In the final chapter, Pokhlebkin casts aside the uncomfortable robes of the ‘objective scientist’ for the battle dress of the class warrior. From 1917 until 1937 the true Russian drink met its ideal state. After 1923 production and consumption were kept within rational limits both by Party morality and by severe laws against drunkenness. Only after 1937, when the production of all kinds of alcohol was expanded, did the rot begin to set in – initially among the ‘so-called creative intelligentsia ... and their hangers-on’. According to Pokhlebkin, there was a kind of sub-Stalinist plot which involved using vodka to finish off the true Leninists: Stalin’s henchmen, he says, ‘sought to undermine the puritan spirit and ideology of the Leninist old guard and of the mass of Party members, and to divert the bohemian passions of the intelligentsia into safe channels. With the help of alcohol they sought to cripple the tongues of potential critics; and at the same time to reinforce repression by advancing the cause of philistine petit-bourgeois elements who would form a social and political counterweight to the anti-Stalinist opposition within the Party.’ Did they really need vodka as well as Beria? Still more alarmingly, 100 grams of vodka per person per day was issued to the Red Army on demand, thereby eroding Bolshevik morality according to which sobriety was ‘essential to being regarded as a true Communist’.
After Stalin’s death, everything got worse still, with vodka generally available in state shops and prices kept low. Heavy drinking spread from the intelligentsia to the working class. It was a mistake, says Pokhlebkin, for the state to leave workers increasingly to their own devices. In the Sixties and Seventies wages were raised and political education was cut back. Demoralised by the state’s indifference, the workers naturally turned to drink: ‘During the Seventies, the Soviet working class underwent a general transition to a new mentality in which there was no place for moralistic condemnations of drunkenness, Thanks to the passing of new and less draconian laws, people had come to perceive the abuse of alcohol not as a social but as a personal matter. It was no longer possible to evoke a popular contempt for drunkards, since heavy drinking had lost its stamp as a grave offence incompatible with the Soviet system or with membership of the working class.’
Yet even a state grievously straying from Leninist ways could not remain indifferent to the vast losses of production consequent on open and generally unpunished drunkenness at work. Since Soviet society had made no distinction between controls at work and outside it, people naturally made little distinction between what they did when they were at work and what they did when they weren’t. As Soviet workers – and managers – saw it, if the state didn’t mind too much when people were drunk in their own time, they wouldn’t mind that much it they were drunk at work. Yuri Andropov, the short-lived successor to the lax (and heavy-drinking) Brezhnev, took the KGB route: harassing of drunks. Gorbachev, in his first manifestation as an idealistic back-to-Leninism leader, copied Lenin’s tactic: he banned it.

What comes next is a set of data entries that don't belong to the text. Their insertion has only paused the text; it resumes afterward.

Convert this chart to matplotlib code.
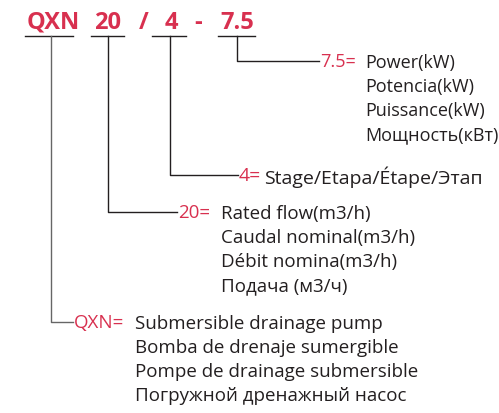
import matplotlib.pyplot as plt

# model code parts and their explanations
codes = ["QXN", "20", "4", "7.5"]
code_x = [53, 108, 171, 237]          # centre of each code part in the header
labels = ["QXN=", "20=", "4=", "7.5="]
texts = [
    ["Submersible drainage pump", "Bomba de drenaje sumergible",
     "Pompe de drainage submersible", "Погружной дренажный насос"],
    ["Rated flow(m3/h)", "Caudal nominal(m3/h)", "Débit nomina(m3/h)", "Подача (м3/ч)"],
    ["Stage/Etapa/Étape/Этап"],
    ["Power(kW)", "Potencia(kW)", "Puissance(kW)", "Мощность(кВт)"],
]
under = [(25, 73), (91, 124), (152, 186), (218, 255)]
stem_x = [51, 108, 170, 237]
branch_y = [322, 212, 175, 61]
branch_end = [73, 177, 238, 319]
text_x = [135, 221, 264, 365]
sizes = [13.5, 13.5, 14, 13]
seps = [("/", 144), ("-", 198)]

red = "#d8304f"
dark = "#231f20"
W, H = 499, 413

fig = plt.figure(figsize=(W / 100, H / 100), dpi=100)
ax = fig.add_axes([0, 0, 1, 1])
ax.set_xlim(0, W)
ax.set_ylim(H, 0)
ax.axis("off")

font = "Open Sans"
under_y = 36
for code, cx, (u0, u1) in zip(codes, code_x, under):
    ax.text(cx, 23, code, color=red, fontsize=17, fontweight="bold",
            family=font, ha="center", va="center")
    ax.plot([u0, u1], [under_y, under_y], color=dark, lw=1)
for s, sx in seps:
    ax.text(sx, 23, s, color=red, fontsize=17, fontweight="bold",
            family=font, ha="center", va="center")

for i in range(4):
    sx = stem_x[i]
    by = branch_y[i]
    lc = "#666666" if i == 0 else dark
    ax.plot([sx, sx, branch_end[i]], [under_y, by, by], color=lc, lw=1)
    ax.text(branch_end[i] + 1, by + 1, labels[i], color=red, fontsize=sizes[i],
            family=font, ha="left", va="center")
    for j, t in enumerate(texts[i]):
        ax.text(text_x[i], by + 2 + j * 24, t, color=dark, fontsize=sizes[i],
                family=font, ha="left", va="center")

fig.savefig("out.png", dpi=100, facecolor="white")
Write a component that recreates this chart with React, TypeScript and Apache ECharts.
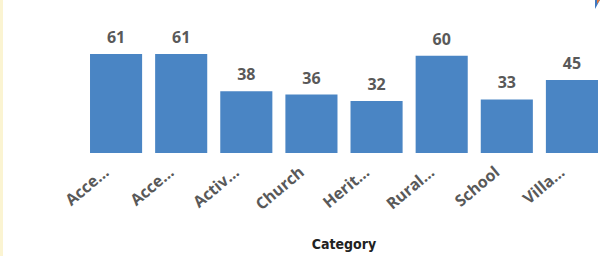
import React, { useEffect, useRef } from "react";
import * as echarts from "echarts";

const categories = ["Acce...", "Acce...", "Activ...", "Church", "Herit...", "Rural...", "School", "Villa..."];
const values = [61, 61, 38, 36, 32, 60, 33, 45];
const axisTitle = "Category";

export default function App() {
  const ref = useRef<HTMLDivElement>(null);
  useEffect(() => {
    if (!ref.current) return;
    const chart = echarts.init(ref.current, undefined, { renderer: "svg" });
    chart.setOption({
      animation: false,
      backgroundColor: "#ffffff",
      grid: { left: 83.5, right: 9.5, top: 39.4, bottom: 103 },
      xAxis: {
        type: "category",
        data: categories,
        axisLine: { show: false },
        axisTick: { show: false },
        axisLabel: {
          rotate: 40,
          margin: 8,
          padding: [0, 13, 0, 0],
          interval: 0,
          color: "#595959",
          fontFamily: "Open Sans",
          fontWeight: "bold",
          fontSize: 16,
        },
        name: axisTitle,
        nameLocation: "middle",
        nameGap: 84,
        nameTextStyle: {
          color: "#222222",
          fontFamily: "DejaVu Sans Condensed",
          fontWeight: "bold",
          fontSize: 14,
        },
      },
      yAxis: {
        type: "value",
        min: 0,
        max: 70,
        show: false,
        splitLine: { show: false },
      },
      series: [
        {
          type: "bar",
          data: values,
          barCategoryGap: "20%",
          itemStyle: { color: "#4A85C4" },
          label: {
            show: true,
            position: "top",
            distance: 9,
            color: "#595959",
            fontFamily: "Open Sans",
            fontWeight: "bold",
            fontSize: 16,
          },
        },
      ],
      graphic: [
        {
          type: "rect",
          left: 0,
          top: 0,
          shape: { x: 0, y: 0, width: 3, height: 256 },
          style: { fill: "#FBF4D2" },
        },
        {
          type: "polygon",
          shape: { points: [[595, 0], [600, 0], [595, 9]] },
          style: { fill: "#3F78C0" },
        },
        {
          type: "polygon",
          shape: { points: [[597, 0], [600, 0], [597, 4]] },
          style: { fill: "#E0763A" },
        },
      ],
    });
    return () => chart.dispose();
  }, []);
  return <div ref={ref} style={{ width: 614, height: 256, position: "fixed", left: 0, top: 0 }} />;
}
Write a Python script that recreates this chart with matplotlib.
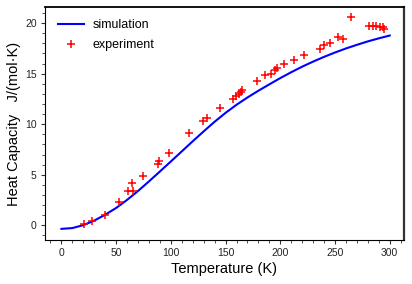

This evokes a passionate denunciation from Pokhlebkin, much of it wholly justified:
In the course of the anti-alcohol campaign, wine-producing state and collective farms were dissolved, thousands of hectares of vines, were up-rooted, wineries were shut down or assigned to other tasks and the equipment of vodka distilleries was dismantled. All these measures were undertaken in the spirit of the dawn of industrial capitalism in Britain, when illiterate and impoverished Luddites smashed the machines in the factories, thinking that it was the machines that were stealing their bread and putting them out of work. The fact that at the end of the 20th century the leadership of a socialist state could act in such a fashion testifies to the complete incompetence of this leadership, to its repudiation of the economic and political principles which should underlie socialist society ... the genuine Leninist position – ‘production is always necessary’ – was completely forgotten and faith was put in the discredited notion of prohibition. The supposedly proletarian state resorted to the idealistic fantasies of the bourgeois US legislators of the Twenties.

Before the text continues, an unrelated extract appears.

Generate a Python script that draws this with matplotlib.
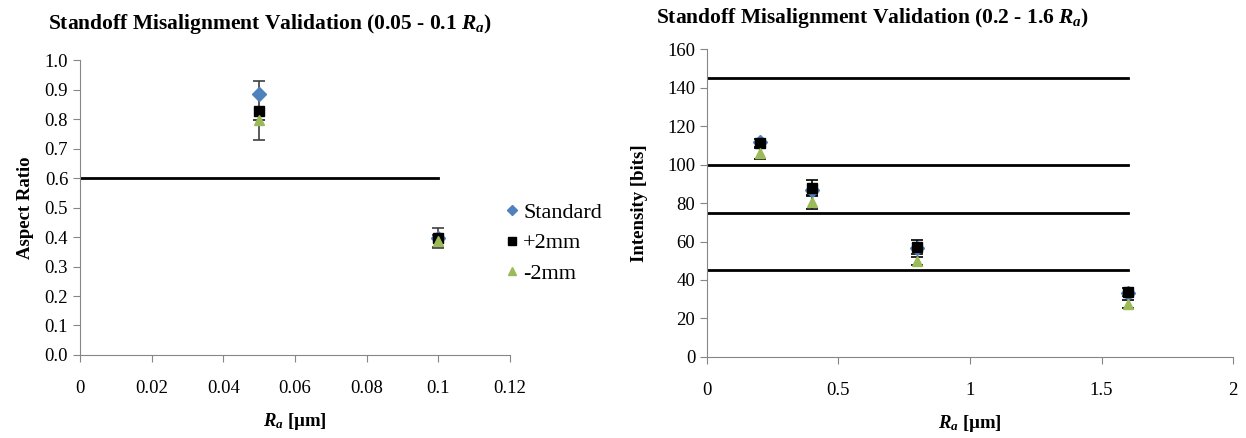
import matplotlib
matplotlib.use("Agg")
import matplotlib.pyplot as plt

plt.rcParams['font.family'] = ['Liberation Serif', 'DejaVu Serif']
plt.rcParams['mathtext.fontset'] = 'custom'
plt.rcParams['mathtext.it'] = 'Liberation Serif:italic:bold'
plt.rcParams['mathtext.rm'] = 'Liberation Serif:bold'

# Left chart data (0.05 - 0.1 Ra)
ra_low = [0.05, 0.1]
std_low = [0.885, 0.395]
std_low_err = [0.0, 0.0]
p2_low = [0.828, 0.397]
p2_low_err = [0.10, 0.035]
m2_low = [0.797, 0.387]
m2_low_err = [0.0, 0.02]
low_threshold = [0.6]
low_thr_x = [0, 0.1]

# Right chart data (0.2 - 1.6 Ra)
ra_high = [0.2, 0.4, 0.8, 1.6]
std_high = [111.5, 87.0, 56.5, 33.0]
std_high_err = [0.0, 0.0, 0.0, 0.0]
p2_high = [111.0, 87.8, 57.2, 33.8]
p2_high_err = [2.5, 4.0, 3.5, 2.0]
m2_high = [106.0, 80.5, 50.0, 27.5]
m2_high_err = [3.0, 3.5, 2.0, 2.0]
high_thresholds = [145, 100, 75, 45]
high_thr_x = [0, 1.6]

blue = '#4f81bd'
green = '#9bbb59'
gray = '#868686'

fig = plt.figure(figsize=(12.46, 4.38), dpi=100)
ax1 = fig.add_axes([0.0642, 0.1895, 0.3451, 0.6735])
ax2 = fig.add_axes([0.5674, 0.185, 0.4222, 0.703])

def style(ax):
    for s in ['top', 'right']:
        ax.spines[s].set_visible(False)
    for s in ['left', 'bottom']:
        ax.spines[s].set_color(gray)
    ax.tick_params(axis='both', colors=gray, labelcolor='black', labelsize=13.5, length=5)
    ax.tick_params(axis='x', pad=13)

def plot_series(ax, x, y, err, marker, color, ms, label, ecol):
    ax.errorbar(x, y, yerr=err, fmt=marker, color=color, ms=ms, mec=color,
                ecolor=ecol, elinewidth=1.2, capsize=4, capthick=1.2, label=label,
                zorder=3)

# Left
for yv in low_threshold:
    ax1.plot(low_thr_x, [yv, yv], color='black', lw=2, zorder=2)
plot_series(ax1, ra_low, std_low, std_low_err, 'D', blue, 7, 'Standard', blue)
plot_series(ax1, ra_low, p2_low, p2_low_err, 's', 'black', 7, '+2mm', '#404040')
plot_series(ax1, ra_low, m2_low, m2_low_err, '^', green, 7, '-2mm', '#404040')
ax1.set_xlim(0, 0.12)
ax1.set_ylim(0, 1.0)
ax1.set_xticks([0, 0.02, 0.04, 0.06, 0.08, 0.1, 0.12])
ax1.set_xticklabels(['0', '0.02', '0.04', '0.06', '0.08', '0.1', '0.12'])
ax1.set_yticks([i / 10 for i in range(11)])
ax1.set_yticklabels([f'{i/10:.1f}' for i in range(11)])
style(ax1)
ax1.set_xlabel(r'$R_a$ [µm]', fontsize=13.5, fontweight='bold', labelpad=10)
ax1.set_ylabel('Aspect Ratio', fontsize=13.5, fontweight='bold', labelpad=8)
handles, labels = ax1.get_legend_handles_labels()
fig.legend([h[0] for h in handles], labels, loc='center left', bbox_to_anchor=(0.386, 0.445),
           frameon=False, fontsize=16, handletextpad=0.0, labelspacing=0.45,
           handlelength=1.0, markerscale=0.8)

# Right
for yv in high_thresholds:
    ax2.plot(high_thr_x, [yv, yv], color='black', lw=2, zorder=2)
plot_series(ax2, ra_high, std_high, std_high_err, 'D', blue, 7, 'Standard', blue)
plot_series(ax2, ra_high, p2_high, p2_high_err, 's', 'black', 7, '+2mm', 'black')
plot_series(ax2, ra_high, m2_high, m2_high_err, '^', green, 7, '-2mm', 'black')
ax2.set_xlim(0, 2)
ax2.set_ylim(0, 160)
ax2.set_xticks([0, 0.5, 1, 1.5, 2])
ax2.set_xticklabels(['0', '0.5', '1', '1.5', '2'])
ax2.set_yticks(range(0, 161, 20))
style(ax2)
ax2.set_xlabel(r'$R_a$ [µm]', fontsize=13.5, fontweight='bold', labelpad=10)
ax2.set_ylabel('Intensity [bits]', fontsize=13.5, fontweight='bold', labelpad=14)

fig.text(0.217, 0.945, r'Standoff Misalignment Validation (0.05 - 0.1 $R_a$)',
         ha='center', va='center', fontsize=15.5, fontweight='bold')
fig.text(0.700, 0.958, r'Standoff Misalignment Validation (0.2 - 1.6 $R_a$)',
         ha='center', va='center', fontsize=15.5, fontweight='bold')

fig.savefig('out.png', dpi=100)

This strange book, in equal measure horrible and dignified, ends with a chapter insisting that the way in which Russians are generally supposed to drink vodka – knocking it back in large quantities – is a vulgarisation practised largely by mafiosi or nouveaux riches ‘who know nothing and understand nothing of Russian national culture’. Vodka should be drunk (and indeed it should) with the salty, spicy zakuski, or tasters, which precede a Russian meal. It was, says Pokhlebkin the Bolshevik:
during the years when domestic distilling by the gentry flourished ... and in the high aristocratic milieu, that the proper way of drinking vodka at the table came to be defined. Vodka should be served cold, almost frozen, and drunk in small barely perceptible mouthfuls (the verb used in Russian is prigubit, suggesting that the drink is tasted with the lips). At the same time, zakuski and prirogi (small pies) should be taken from the table. Each sip of vodka should he followed by a mouthful of food, accenting and setting off the taste.
This reads like good advice; and if allowed by the mafiosi and nouveaux riches – who appear almost to constitute the drinking classes of Russia – I shall follow it in future instead of assuming that one breaks a social rule by not dashing the blessed liquor against the epiglotis to the point of numbing it.
Pokhlebkin’s researches helped the Soviets finally to win their case against the Poles in 1982. ‘Thus an attempt by certain foreign circles to harm Soviet commercial interests and to use the question of vodka for scandalous and disreputable ends, including that of prejudicing Soviet-Polish relations, ended in failure.’ From Gdansk to Vladivostok, they are still drinking to that failure.